CHARLESTON, W.Va. — A date has been set for arguments regarding the future of West Virginia’s right-to-work law.
The West Virginia Supreme Court of Appeals will hear Patrick Morrisey, Attorney General v. West Virginia AFL-CIO, et al., on September 5, the day after Labor Day.
The Legislature passed Senate Bill 1 in February 2016, overriding a veto by then-Gov. Earl Ray Tomblin. The West Virginia Workplace Freedom Act went into effect July 1.
The law would have prohibited requiring workers being union members or paying union dues in order to be employed.
Kanawha Circuit Judge Jennifer Bailey issued a preliminary injunction August 10, a move supported by labor unions.
According to a filed brief, Morrisey is asking for the order to be vacated, saying Bailey erred in her action.
“In upholding similar right-to-work laws, the U.S. Supreme Court has held that a union’s right to associate does not extend to the right to compel a nonmember employee to support the union’s activities,” Morrisey said.
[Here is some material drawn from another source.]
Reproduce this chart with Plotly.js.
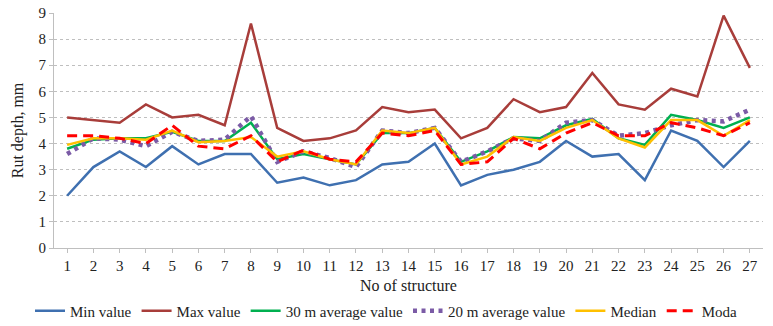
<!DOCTYPE html>
<html>
<head>
<meta charset="utf-8">
<script src="https://cdn.plot.ly/plotly-3.0.1.min.js"></script>
<style>html,body{margin:0;padding:0;background:#fff;}#chart{width:773px;height:326px;}</style>
</head>
<body>
<div id="chart"></div>
<script>
const structures = ['1','2','3','4','5','6','7','8','9','10','11','12','13','14','15','16','17','18','19','20','21','22','23','24','25','26','27'];
const minValue = [2.0, 3.1, 3.7, 3.1, 3.9, 3.2, 3.6, 3.6, 2.5, 2.7, 2.4, 2.6, 3.2, 3.3, 4.0, 2.4, 2.8, 3.0, 3.3, 4.1, 3.5, 3.6, 2.6, 4.5, 4.1, 3.1, 4.1];
const maxValue = [5.0, 4.9, 4.8, 5.5, 5.0, 5.1, 4.7, 8.6, 4.6, 4.1, 4.2, 4.5, 5.4, 5.2, 5.3, 4.2, 4.6, 5.7, 5.2, 5.4, 6.7, 5.5, 5.3, 6.1, 5.8, 8.9, 6.9];
const avg30 = [3.8, 4.15, 4.2, 4.2, 4.45, 4.1, 4.1, 4.8, 3.4, 3.6, 3.4, 3.2, 4.4, 4.4, 4.6, 3.3, 3.7, 4.25, 4.2, 4.7, 4.95, 4.2, 3.95, 5.1, 4.9, 4.6, 5.0];
const avg20 = [3.6, 4.2, 4.15, 3.9, 4.45, 4.1, 4.15, 5.05, 3.3, 3.7, 3.45, 3.1, 4.5, 4.4, 4.6, 3.3, 3.7, 4.2, 4.1, 4.8, 4.9, 4.3, 4.4, 4.7, 4.9, 4.85, 5.3];
const median = [3.95, 4.2, 4.2, 4.15, 4.5, 4.05, 4.1, 4.25, 3.5, 3.7, 3.4, 3.2, 4.5, 4.4, 4.6, 3.2, 3.5, 4.25, 4.1, 4.6, 4.9, 4.2, 3.85, 4.9, 4.9, 4.3, 4.9];
const moda = [4.3, 4.3, 4.2, 4.0, 4.7, 3.9, 3.8, 4.3, 3.3, 3.75, 3.4, 3.3, 4.4, 4.3, 4.5, 3.2, 3.3, 4.2, 3.8, 4.4, 4.8, 4.3, 4.3, 4.8, 4.6, 4.3, 4.8];
const yTicks = [0,1,2,3,4,5,6,7,8,9];

const font = "'Liberation Serif', 'Times New Roman', serif";
function tr(name, y, color, dash, width){
  return {type:'scatter', mode:'lines', name:name, x:structures, y:y,
    line:{color:color, width:width||2.5, dash:dash||'solid'}};
}
const traces = [
  tr('Min value', minValue, '#3F70B0'),
  tr('Max value', maxValue, '#A83D3A'),
  tr('30 m average value', avg30, '#00B050'),
  tr('20 m average value', avg20, '#7B5BA6', '4px,4.5px', 4.5),
  tr('Median', median, '#FFC000'),
  tr('Moda', moda, '#FF0000', '10px,6px', 3)
];
const layout = {
  width:773, height:326,
  margin:{l:54, r:10, t:13, b:78},
  paper_bgcolor:'#fff', plot_bgcolor:'#fff',
  font:{family:font, size:15, color:'#222'},
  showlegend:true,
  legend:{orientation:'h', x:0.5, xref:'container', xanchor:'center', y:0.046, yref:'container', yanchor:'middle',
    font:{family:font, size:15, color:'#222'}, traceorder:'normal', itemwidth:30, tracegroupgap:0,
    bgcolor:'rgba(0,0,0,0)'},
  xaxis:{type:'category', range:[-0.5, 26.5], showgrid:false, zeroline:false,
    showline:true, linecolor:'#BFBFBF', linewidth:1, ticks:'outside', ticklen:4, tickcolor:'#BFBFBF',
    tickfont:{family:font, size:15, color:'#222'}, automargin:false,
    title:{text:'No of structure', font:{family:font, size:16, color:'#222'}, standoff:6}},
  yaxis:{range:[0,9], tickvals:yTicks, showgrid:true, gridcolor:'#BFBFBF', griddash:'dot', gridwidth:1,
    zeroline:false, showline:true, linecolor:'#BFBFBF', linewidth:1, ticks:'outside', ticklen:4, tickcolor:'#BFBFBF',
    tickfont:{family:font, size:15, color:'#222'}, automargin:false,
    title:{text:'Rut depth, mm', font:{family:font, size:16, color:'#222'}, standoff:10}}
};
Plotly.newPlot('chart', traces, layout, {displayModeBar:false, staticPlot:true});
</script>
</body>
</html>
Vincent Trivelli and Robert Bastress Jr., attorneys representing the respondents, said in their brief the 2016 law affects older laws allowing labor unions to negotiate contracts containing a union security clause, which requires employees to maintain union membership or pay dues in order to have a job.
“These sums are the primary source of income for these organizations, without which they would be unable to fulfill their purposes of collective bargaining and the representation of employees, including nonmember employees,” the lawyers said.